When assigning value, keep in mind:
- Loomi AI uses the ratio between values, not the absolute numbers. Setting 2 and 1 has the same effect as 20 and 10.
- If a customer triggers multiple goal events within the attribution window — for example, clicking a link and then completing a purchase — the values are summed together.
- When evaluating results, factor in value ratios. A variant with a lower conversion rate but a higher value can outperform a variant that converts more often but is worth less to your business.
Step 2: Enable comparative A/B test
Enable the Comparative A/B test toggle to run a control group alongside contextual personalization. Set traffic distribution to 80% contextual personalization and 20% comparative A/B test. This gives Loomi AI enough data to learn quickly while keeping a meaningful control group for evaluation.
Step 3: Set a goal
Your goal tells Loomi AI which customer action signals that a variant worked. When a customer completes the goal, Loomi AI registers it as a success for the variant that was served.
Goal tracking works differently depending on the channel:
- Email and scenario channels: Loomi AI automatically tracks opens and clicks. You don't need to configure anything to get started. Optionally, define an additional goal — for example, a
purchase— to give Loomi AI a stronger business signal. - Weblayers: There's no automatic tracking, so you must define a goal. A banner click is a good starting point, as it's easy to track and signals customer interest.

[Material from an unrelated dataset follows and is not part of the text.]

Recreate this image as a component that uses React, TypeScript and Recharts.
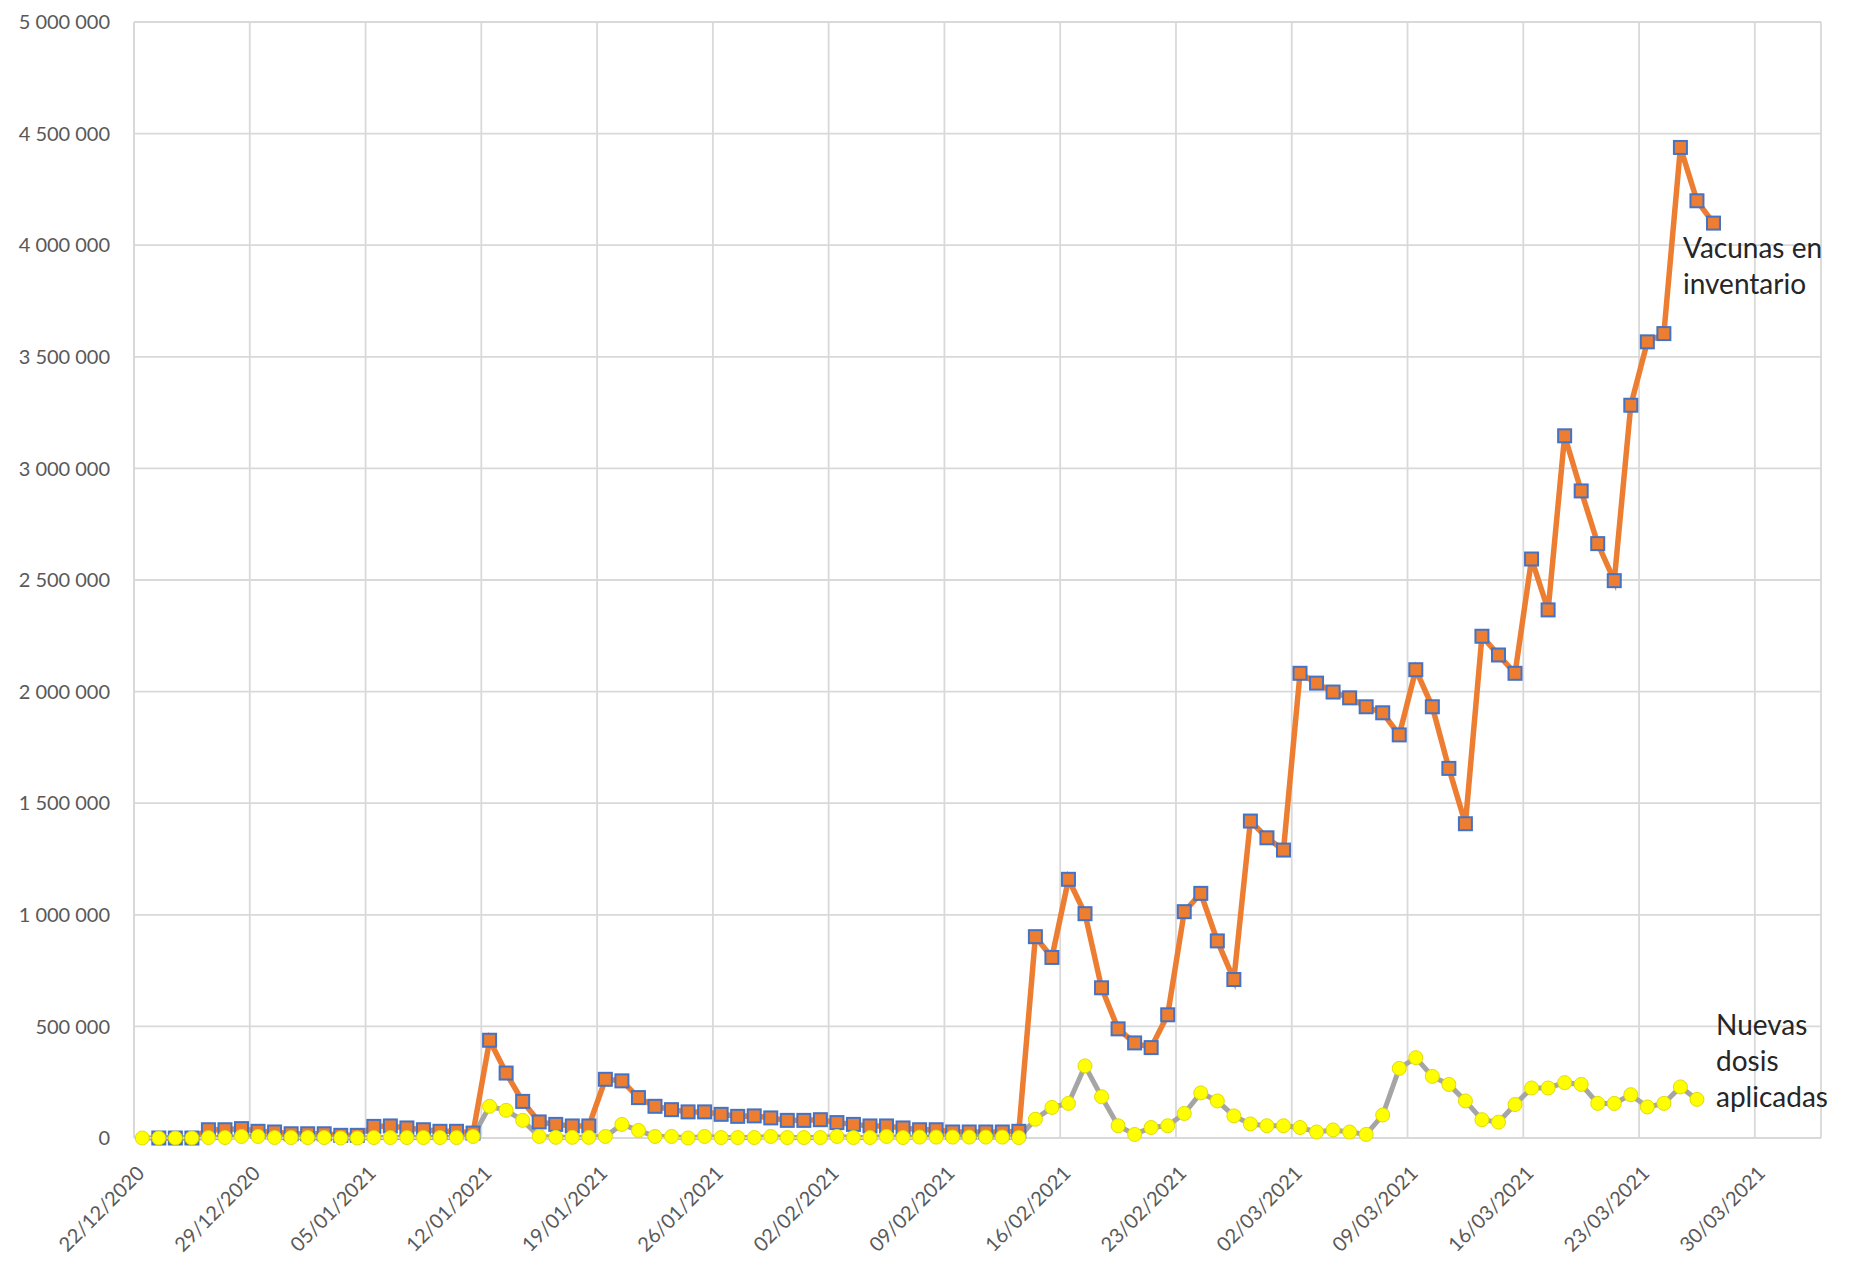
import React from 'react';
import { LineChart, Line, XAxis, YAxis, CartesianGrid } from 'recharts';

// Daily values from 22/12/2020 (index 0) onwards
const inventario = [
  null, 0, 0, 0, 37000, 37000, 42000, 30000, 27000, 19000,
  19000, 19000, 12000, 12000, 52000, 54000, 45000, 37000, 30000, 30000,
  22000, 438000, 291000, 164000, 72000, 61000, 54000, 54000, 263000, 256000,
  181000, 142000, 127000, 117000, 117000, 106000, 97000, 99000, 90000, 79000,
  79000, 82000, 69000, 61000, 54000, 54000, 45000, 37000, 37000, 27000,
  27000, 27000, 27000, 30000, 902000, 809000, 1159000, 1005000, 673000, 489000,
  426000, 405000, 552000, 1014000, 1096000, 883000, 710000, 1420000, 1345000, 1290000,
  2082000, 2038000, 1998000, 1972000, 1932000, 1905000, 1806000, 2098000, 1932000, 1656000,
  1408000, 2248000, 2164000, 2082000, 2594000, 2366000, 3146000, 2899000, 2663000, 2497000,
  3283000, 3567000, 3604000, 4438000, 4199000, 4099000,
];

const nuevasDosis = [
  0, 0, 0, 0, 2000, 2000, 7000, 7000, 2000, 2000,
  2000, 2000, 0, 0, 2000, 2000, 2000, 2000, 2000, 2000,
  7000, 142000, 124000, 79000, 7000, 3000, 3000, 3000, 7000, 61000,
  34000, 7000, 7000, 0, 7000, 2000, 2000, 2000, 7000, 2000,
  2000, 2000, 7000, 2000, 2000, 7000, 2000, 4000, 4000, 4000,
  4000, 4000, 4000, 2000, 84000, 137000, 155000, 323000, 185000, 55000,
  16000, 47000, 55000, 110000, 202000, 166000, 99000, 63000, 55000, 55000,
  47000, 27000, 36000, 27000, 16000, 103000, 312000, 360000, 276000, 240000,
  166000, 82000, 71000, 150000, 224000, 224000, 248000, 240000, 155000, 155000,
  194000, 139000, 155000, 229000, 173000,
];

const tickLabels = [
  '22/12/2020', '29/12/2020', '05/01/2021', '12/01/2021', '19/01/2021',
  '26/01/2021', '02/02/2021', '09/02/2021', '16/02/2021', '23/02/2021',
  '02/03/2021', '09/03/2021', '16/03/2021', '23/03/2021', '30/03/2021',
];

const yTicks = [0, 500000, 1000000, 1500000, 2000000, 2500000, 3000000, 3500000, 4000000, 4500000, 5000000];

const data = inventario.map((v, i) => ({
  dia: i,
  inventario: v,
  nuevas: i < nuevasDosis.length ? nuevasDosis[i] : null,
}));

// weekly ticks sit on day boundaries (points are centred in their day)
const xTicks = tickLabels.map((_, k) => k * 7 - 0.5);

const FONT = 'Lato, "Open Sans", sans-serif';

const formatMiles = (v: number) =>
  v.toString().replace(/\B(?=(\d{3})+(?!\d))/g, '\u202F');

const DateTick = ({ x, y, payload }: any) => {
  const k = Math.round((payload.value + 0.5) / 7);
  return (
    <text
      transform={`translate(${x + 6}, ${y + 31}) rotate(-45)`}
      textAnchor="end"
      dominantBaseline="central"
      fill="#595959"
      fontSize={20}
      fontFamily={FONT}
    >
      {tickLabels[k]}
    </text>
  );
};

const SquareDot = (props: any) => {
  const { cx, cy, index } = props;
  if (cx == null || cy == null || props.value == null) return <g key={`sq-${index}`} />;
  return (
    <rect
      key={`sq-${index}`}
      x={cx - 6.5}
      y={cy - 6.5}
      width={13}
      height={13}
      fill="#ED7D31"
      stroke="#4472C4"
      strokeWidth={2}
    />
  );
};

const CircleDot = (props: any) => {
  const { cx, cy, index } = props;
  if (cx == null || cy == null || props.value == null) return <g key={`ci-${index}`} />;
  return <circle key={`ci-${index}`} cx={cx} cy={cy} r={7} fill="#FFFF00" stroke="#E2DC00" strokeWidth={1} />;
};

export default function App() {
  return (
    <div style={{ position: 'absolute', left: 0, top: 0, width: 1858, height: 1272, background: '#fff' }}>
      <LineChart
        width={1858}
        height={1272}
        data={data}
        margin={{ top: 22, right: 37, bottom: 0, left: 0 }}
      >
        <CartesianGrid stroke="#D9D9D9" strokeWidth={1.8} />
        <XAxis
          dataKey="dia"
          type="number"
          domain={[-0.5, 101.5]}
          ticks={xTicks}
          interval={0}
          height={134}
          tickSize={0}
          tickMargin={0}
          axisLine={{ stroke: '#D9D9D9', strokeWidth: 1.8 }}
          tick={<DateTick />}
        />
        <YAxis
          domain={[0, 5000000]}
          ticks={yTicks}
          width={134}
          tickSize={0}
          tickMargin={24}
          axisLine={{ stroke: '#D9D9D9', strokeWidth: 1.8 }}
          tickFormatter={formatMiles}
          tick={{ fill: '#595959', fontSize: 20, fontFamily: FONT }}
        />
        <Line
          type="linear"
          dataKey="inventario"
          stroke="#ED7D31"
          strokeWidth={5.5}
          dot={(p: any) => <SquareDot {...p} key={`sq-${p.index}`} />}
          activeDot={false}
          isAnimationActive={false}
        />
        <Line
          type="linear"
          dataKey="nuevas"
          stroke="#A5A5A5"
          strokeWidth={5}
          dot={(p: any) => <CircleDot {...p} key={`ci-${p.index}`} />}
          activeDot={false}
          isAnimationActive={false}
        />
      </LineChart>
      <svg
        width={1858}
        height={1272}
        style={{ position: 'absolute', left: 0, top: 0, pointerEvents: 'none' }}
      >
        <g fill="#262626" fontSize={28} fontFamily={FONT}>
          <text x={1683} y={258}>Vacunas en</text>
          <text x={1683} y={294}>inventario</text>
          <text x={1716} y={1035}>Nuevas</text>
          <text x={1716} y={1071}>dosis</text>
          <text x={1716} y={1107}>aplicadas</text>
        </g>
      </svg>
    </div>
  );
}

To add a goal, click Add goal and define:
- Event type: The customer action to track, for example
purchase_item,add_to_cart, orlevel_up. - Filter (optional): Conditions to match specific event variations, for example only purchases where
category = 'electronics'.
Examples by industry:
- Ecommerce and retail:
add_to_cart,use_a_discount_code, orpurchase_item. - Gaming:
level_up,make_an_in_app_purchase, orinvite_a_friend. - Banking and finance:
starting_a_loan_applicationoropening_a_new_account.
Tip
If your goal is a purchase but you don't have enough purchase events yet, use an intermediate goal like
add_to_cartor a product page view to help Loomi AI learn faster.

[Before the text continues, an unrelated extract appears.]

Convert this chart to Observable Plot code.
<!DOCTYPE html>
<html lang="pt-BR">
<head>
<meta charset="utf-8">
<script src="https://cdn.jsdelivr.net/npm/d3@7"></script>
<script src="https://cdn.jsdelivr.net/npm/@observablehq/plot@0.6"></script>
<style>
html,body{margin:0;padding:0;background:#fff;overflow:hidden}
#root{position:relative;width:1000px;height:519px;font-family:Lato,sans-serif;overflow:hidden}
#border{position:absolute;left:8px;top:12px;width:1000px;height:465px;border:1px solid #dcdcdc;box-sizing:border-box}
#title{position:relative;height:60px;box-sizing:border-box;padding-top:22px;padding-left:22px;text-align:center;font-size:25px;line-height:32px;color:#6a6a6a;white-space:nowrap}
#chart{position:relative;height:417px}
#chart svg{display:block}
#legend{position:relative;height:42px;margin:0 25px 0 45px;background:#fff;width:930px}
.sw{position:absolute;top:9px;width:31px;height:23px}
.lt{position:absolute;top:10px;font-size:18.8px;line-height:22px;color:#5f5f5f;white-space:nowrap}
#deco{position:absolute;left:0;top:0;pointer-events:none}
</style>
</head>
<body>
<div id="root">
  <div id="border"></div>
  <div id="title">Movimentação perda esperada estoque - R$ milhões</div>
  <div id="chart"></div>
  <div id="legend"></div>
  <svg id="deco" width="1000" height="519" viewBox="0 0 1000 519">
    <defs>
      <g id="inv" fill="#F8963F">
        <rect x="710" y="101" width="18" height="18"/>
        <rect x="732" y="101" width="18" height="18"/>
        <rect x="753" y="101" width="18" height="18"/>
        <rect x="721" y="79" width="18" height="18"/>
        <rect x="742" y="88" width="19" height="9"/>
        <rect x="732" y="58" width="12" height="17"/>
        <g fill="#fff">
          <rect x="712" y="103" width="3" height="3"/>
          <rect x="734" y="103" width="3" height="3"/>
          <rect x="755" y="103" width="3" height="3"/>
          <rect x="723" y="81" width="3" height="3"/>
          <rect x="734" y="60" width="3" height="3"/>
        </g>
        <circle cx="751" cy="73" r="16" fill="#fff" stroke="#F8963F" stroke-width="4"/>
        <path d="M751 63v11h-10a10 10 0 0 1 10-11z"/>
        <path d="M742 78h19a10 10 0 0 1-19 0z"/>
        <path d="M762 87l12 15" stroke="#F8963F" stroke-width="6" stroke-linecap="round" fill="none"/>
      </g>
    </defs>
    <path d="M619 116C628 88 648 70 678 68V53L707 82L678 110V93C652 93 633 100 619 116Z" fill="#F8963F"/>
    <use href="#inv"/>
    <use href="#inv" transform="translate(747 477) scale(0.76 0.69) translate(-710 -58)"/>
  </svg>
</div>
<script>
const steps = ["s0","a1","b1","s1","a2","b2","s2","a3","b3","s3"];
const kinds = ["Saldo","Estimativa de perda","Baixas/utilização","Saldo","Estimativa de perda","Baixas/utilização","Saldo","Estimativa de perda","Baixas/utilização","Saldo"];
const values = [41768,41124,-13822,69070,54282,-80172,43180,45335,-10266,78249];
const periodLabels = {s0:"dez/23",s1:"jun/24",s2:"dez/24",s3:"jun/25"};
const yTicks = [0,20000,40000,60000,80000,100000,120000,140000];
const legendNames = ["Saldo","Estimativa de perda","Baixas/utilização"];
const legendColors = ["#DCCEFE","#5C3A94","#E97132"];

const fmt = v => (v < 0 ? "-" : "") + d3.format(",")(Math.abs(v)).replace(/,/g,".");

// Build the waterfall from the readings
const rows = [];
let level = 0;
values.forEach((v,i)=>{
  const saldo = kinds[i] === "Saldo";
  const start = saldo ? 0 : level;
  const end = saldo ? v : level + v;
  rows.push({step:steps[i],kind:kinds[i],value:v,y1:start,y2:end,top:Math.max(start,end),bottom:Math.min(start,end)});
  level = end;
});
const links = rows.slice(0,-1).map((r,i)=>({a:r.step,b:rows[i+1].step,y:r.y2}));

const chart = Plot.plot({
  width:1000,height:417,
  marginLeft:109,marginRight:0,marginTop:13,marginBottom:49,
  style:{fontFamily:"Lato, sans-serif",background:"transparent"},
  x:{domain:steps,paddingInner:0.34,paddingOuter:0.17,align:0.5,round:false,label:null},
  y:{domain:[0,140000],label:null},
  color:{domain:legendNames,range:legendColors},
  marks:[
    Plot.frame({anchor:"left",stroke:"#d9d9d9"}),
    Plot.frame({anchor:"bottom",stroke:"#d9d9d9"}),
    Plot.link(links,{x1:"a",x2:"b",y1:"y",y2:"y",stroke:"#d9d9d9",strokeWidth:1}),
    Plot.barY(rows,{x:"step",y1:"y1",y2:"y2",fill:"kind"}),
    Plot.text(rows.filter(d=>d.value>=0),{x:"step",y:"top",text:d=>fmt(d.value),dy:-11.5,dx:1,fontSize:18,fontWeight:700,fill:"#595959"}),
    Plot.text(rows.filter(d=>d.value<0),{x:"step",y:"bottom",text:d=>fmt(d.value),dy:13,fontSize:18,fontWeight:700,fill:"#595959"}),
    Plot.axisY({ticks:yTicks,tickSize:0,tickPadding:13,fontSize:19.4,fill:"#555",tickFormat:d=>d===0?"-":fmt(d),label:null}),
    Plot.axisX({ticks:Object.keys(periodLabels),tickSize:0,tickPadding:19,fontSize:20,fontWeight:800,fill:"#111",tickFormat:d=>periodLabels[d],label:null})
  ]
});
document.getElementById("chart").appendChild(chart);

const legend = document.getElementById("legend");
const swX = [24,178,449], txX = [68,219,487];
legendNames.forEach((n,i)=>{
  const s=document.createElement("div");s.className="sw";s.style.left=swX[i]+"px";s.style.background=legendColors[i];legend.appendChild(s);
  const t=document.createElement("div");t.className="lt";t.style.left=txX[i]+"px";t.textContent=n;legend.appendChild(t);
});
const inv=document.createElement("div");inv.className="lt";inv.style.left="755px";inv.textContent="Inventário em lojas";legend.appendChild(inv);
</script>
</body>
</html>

For more goal setup examples, see Contextual personalization use cases
Step 4: Configure contextual features
Contextual features are the customer data points Loomi AI uses to decide which variant to serve. During setup, choose one of two options:
1. Optimized by Loomi AI (recommended)
Loomi AI automatically selects the most relevant data for your project. This option is pre-selected by default. All six feature categories are active, but you can uncheck any you don't want to use — at least one must remain active:
- Browsing behavior: Site activity, product views, and areas of interest.
- Campaign response: How customers respond across channels.
- Purchase history: Transaction frequency and buying patterns.
- Time and preferences: When customers prefer to engage.
- Session activity: Device, traffic source, and current actions.
- Customer profile: Demographics such as location and customer type.
2. Custom
Choose specific data points manually — such as your own properties, aggregates, expressions, segmentations, or predictions. Keep these guidelines in mind:
- Keep features dense. Group customers into a small number of meaningful categories. For example, instead of exact hours of the day, use three groups: morning, afternoon, and evening. Avoid unique values like product titles — too many distinct values make it harder for the model to spot patterns.
- Use fewer, more relevant features. More features mean more contexts, which means the model takes longer to learn. Use your business knowledge to select features that genuinely influence customer behavior.
- Size your audience accordingly. Use this formula to estimate the audience size needed for statistically significant results:
100 × number of contexts × number of variants ÷ estimated conversion rate = required audience size. For example: 100 × 20 contexts × 2 variants ÷ 0.2 conversion rate = 20,000 customers.